>> Begin Material provided

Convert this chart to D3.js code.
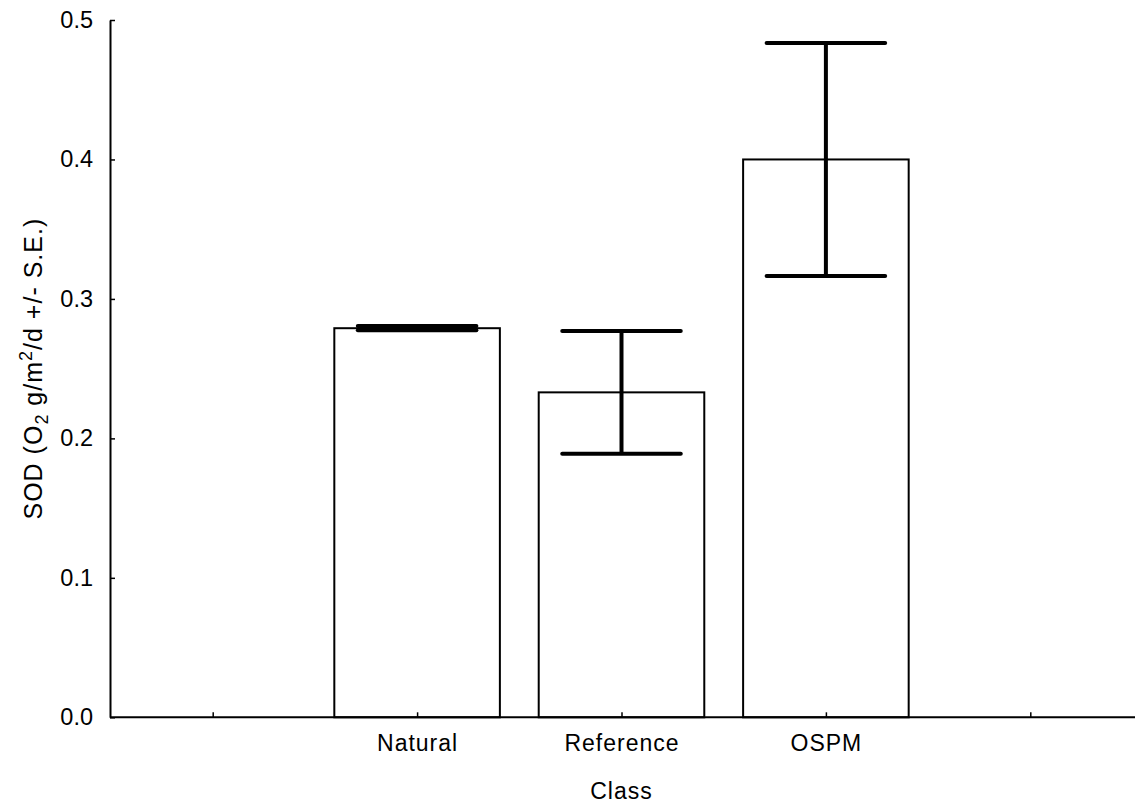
<!DOCTYPE html>
<html>
<head>
<meta charset="utf-8">
<script src="https://cdn.jsdelivr.net/npm/d3@7"></script>
<style>
  body { margin: 0; background: #fff; }
  svg { display: block; }
  text { font-family: "Liberation Sans", Arial, sans-serif; fill: #000; }
</style>
</head>
<body>
<svg id="chart" width="1135" height="805"></svg>
<script>
const categories = ["Natural", "Reference", "OSPM"];
const categoryPositions = [2, 3, 4];
const means = [0.279, 0.233, 0.400];
const stdErrors = [0.0015, 0.044, 0.0835];
const yTicks = [0.0, 0.1, 0.2, 0.3, 0.4, 0.5];
const xTicks = [1, 2, 3, 4, 5];

const svg = d3.select("#chart");
const x = d3.scaleLinear().domain([0.5, 5.5]).range([110.5, 1132.5]);
const y = d3.scaleLinear().domain([0, 0.5]).range([717.3, 20]);
const step = x(2) - x(1);
const barW = step * 0.81;
const capW = step * 0.58;

// bars
svg.append("g").selectAll("rect").data(means).join("rect")
  .attr("x", (d, i) => x(categoryPositions[i]) - barW / 2)
  .attr("y", d => y(d))
  .attr("width", barW)
  .attr("height", d => y(0) - y(d))
  .attr("fill", "#fff").attr("stroke", "#000").attr("stroke-width", 2);

// error bars
const eb = svg.append("g").attr("stroke", "#000").attr("stroke-width", 4).attr("stroke-linecap", "round");
means.forEach((m, i) => {
  const cx = x(categoryPositions[i]);
  const hi = m + stdErrors[i], lo = m - stdErrors[i];
  eb.append("line").attr("x1", cx).attr("x2", cx).attr("y1", y(hi)).attr("y2", y(lo)).attr("stroke-linecap", "butt");
  eb.append("line").attr("x1", cx - capW / 2).attr("x2", cx + capW / 2).attr("y1", y(hi)).attr("y2", y(hi));
  eb.append("line").attr("x1", cx - capW / 2).attr("x2", cx + capW / 2).attr("y1", y(lo)).attr("y2", y(lo));
});

// y axis
const yAxis = d3.axisLeft(y).tickValues(yTicks).tickFormat(d3.format(".1f")).tickSizeInner(-5).tickSizeOuter(0).tickPadding(17);
const gy = svg.append("g").attr("transform", "translate(110,0)").call(yAxis);
gy.select(".domain").attr("stroke-width", 2);
gy.selectAll(".tick line").attr("stroke-width", 1.5);
gy.selectAll(".tick text").attr("font-size", 23.5).attr("font-family", "Liberation Sans, Arial, sans-serif");

// x axis
const xAxis = d3.axisBottom(x).tickValues(xTicks)
  .tickFormat(d => { const k = categoryPositions.indexOf(d); return k >= 0 ? categories[k] : ""; })
  .tickSizeInner(-5).tickSizeOuter(0).tickPadding(17);
const gx = svg.append("g").attr("transform", "translate(0,717.3)").call(xAxis);
gx.select(".domain").attr("stroke-width", 2).attr("d", "M110,0H1135");
gx.selectAll(".tick line").attr("stroke-width", 1.5);
gx.selectAll(".tick text").attr("font-size", 23).attr("font-family", "Liberation Sans, Arial, sans-serif").attr("letter-spacing", 1);

// axis titles
svg.append("text").attr("x", x(3)).attr("y", 799).attr("text-anchor", "middle")
  .attr("font-size", 23).attr("letter-spacing", 1).text("Class");

const yl = svg.append("text").attr("transform", `translate(42,${(y(0) + y(0.5)) / 2}) rotate(-90)`)
  .attr("text-anchor", "middle").attr("font-size", 25).attr("letter-spacing", 1);
yl.append("tspan").text("SOD (O");
yl.append("tspan").attr("font-size", 18).attr("dy", 6).text("2");
yl.append("tspan").attr("dy", -6).text(" g/m");
yl.append("tspan").attr("font-size", 18).attr("dy", -10).text("2");
yl.append("tspan").attr("dy", 10).text("/d +/- S.E.)");
</script>
</body>
</html>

>> End Material provided

Stated goal
Repeat the listing in full and exactly. Do not include any images.

Solution
Convert this chart to D3.js code.
<!DOCTYPE html>
<html>
<head>
<meta charset="utf-8">
<script src="https://cdn.jsdelivr.net/npm/d3@7"></script>
<style>
  body { margin: 0; background: #fff; }
  svg { display: block; }
  text { font-family: "Liberation Sans", Arial, sans-serif; fill: #000; }
</style>
</head>
<body>
<svg id="chart" width="1135" height="805"></svg>
<script>
const categories = ["Natural", "Reference", "OSPM"];
const categoryPositions = [2, 3, 4];
const means = [0.279, 0.233, 0.400];
const stdErrors = [0.0015, 0.044, 0.0835];
const yTicks = [0.0, 0.1, 0.2, 0.3, 0.4, 0.5];
const xTicks = [1, 2, 3, 4, 5];

const svg = d3.select("#chart");
const x = d3.scaleLinear().domain([0.5, 5.5]).range([110.5, 1132.5]);
const y = d3.scaleLinear().domain([0, 0.5]).range([717.3, 20]);
const step = x(2) - x(1);
const barW = step * 0.81;
const capW = step * 0.58;

// bars
svg.append("g").selectAll("rect").data(means).join("rect")
  .attr("x", (d, i) => x(categoryPositions[i]) - barW / 2)
  .attr("y", d => y(d))
  .attr("width", barW)
  .attr("height", d => y(0) - y(d))
  .attr("fill", "#fff").attr("stroke", "#000").attr("stroke-width", 2);

// error bars
const eb = svg.append("g").attr("stroke", "#000").attr("stroke-width", 4).attr("stroke-linecap", "round");
means.forEach((m, i) => {
  const cx = x(categoryPositions[i]);
  const hi = m + stdErrors[i], lo = m - stdErrors[i];
  eb.append("line").attr("x1", cx).attr("x2", cx).attr("y1", y(hi)).attr("y2", y(lo)).attr("stroke-linecap", "butt");
  eb.append("line").attr("x1", cx - capW / 2).attr("x2", cx + capW / 2).attr("y1", y(hi)).attr("y2", y(hi));
  eb.append("line").attr("x1", cx - capW / 2).attr("x2", cx + capW / 2).attr("y1", y(lo)).attr("y2", y(lo));
});

// y axis
const yAxis = d3.axisLeft(y).tickValues(yTicks).tickFormat(d3.format(".1f")).tickSizeInner(-5).tickSizeOuter(0).tickPadding(17);
const gy = svg.append("g").attr("transform", "translate(110,0)").call(yAxis);
gy.select(".domain").attr("stroke-width", 2);
gy.selectAll(".tick line").attr("stroke-width", 1.5);
gy.selectAll(".tick text").attr("font-size", 23.5).attr("font-family", "Liberation Sans, Arial, sans-serif");

// x axis
const xAxis = d3.axisBottom(x).tickValues(xTicks)
  .tickFormat(d => { const k = categoryPositions.indexOf(d); return k >= 0 ? categories[k] : ""; })
  .tickSizeInner(-5).tickSizeOuter(0).tickPadding(17);
const gx = svg.append("g").attr("transform", "translate(0,717.3)").call(xAxis);
gx.select(".domain").attr("stroke-width", 2).attr("d", "M110,0H1135");
gx.selectAll(".tick line").attr("stroke-width", 1.5);
gx.selectAll(".tick text").attr("font-size", 23).attr("font-family", "Liberation Sans, Arial, sans-serif").attr("letter-spacing", 1);

// axis titles
svg.append("text").attr("x", x(3)).attr("y", 799).attr("text-anchor", "middle")
  .attr("font-size", 23).attr("letter-spacing", 1).text("Class");

const yl = svg.append("text").attr("transform", `translate(42,${(y(0) + y(0.5)) / 2}) rotate(-90)`)
  .attr("text-anchor", "middle").attr("font-size", 25).attr("letter-spacing", 1);
yl.append("tspan").text("SOD (O");
yl.append("tspan").attr("font-size", 18).attr("dy", 6).text("2");
yl.append("tspan").attr("dy", -6).text(" g/m");
yl.append("tspan").attr("font-size", 18).attr("dy", -10).text("2");
yl.append("tspan").attr("dy", 10).text("/d +/- S.E.)");
</script>
</body>
</html>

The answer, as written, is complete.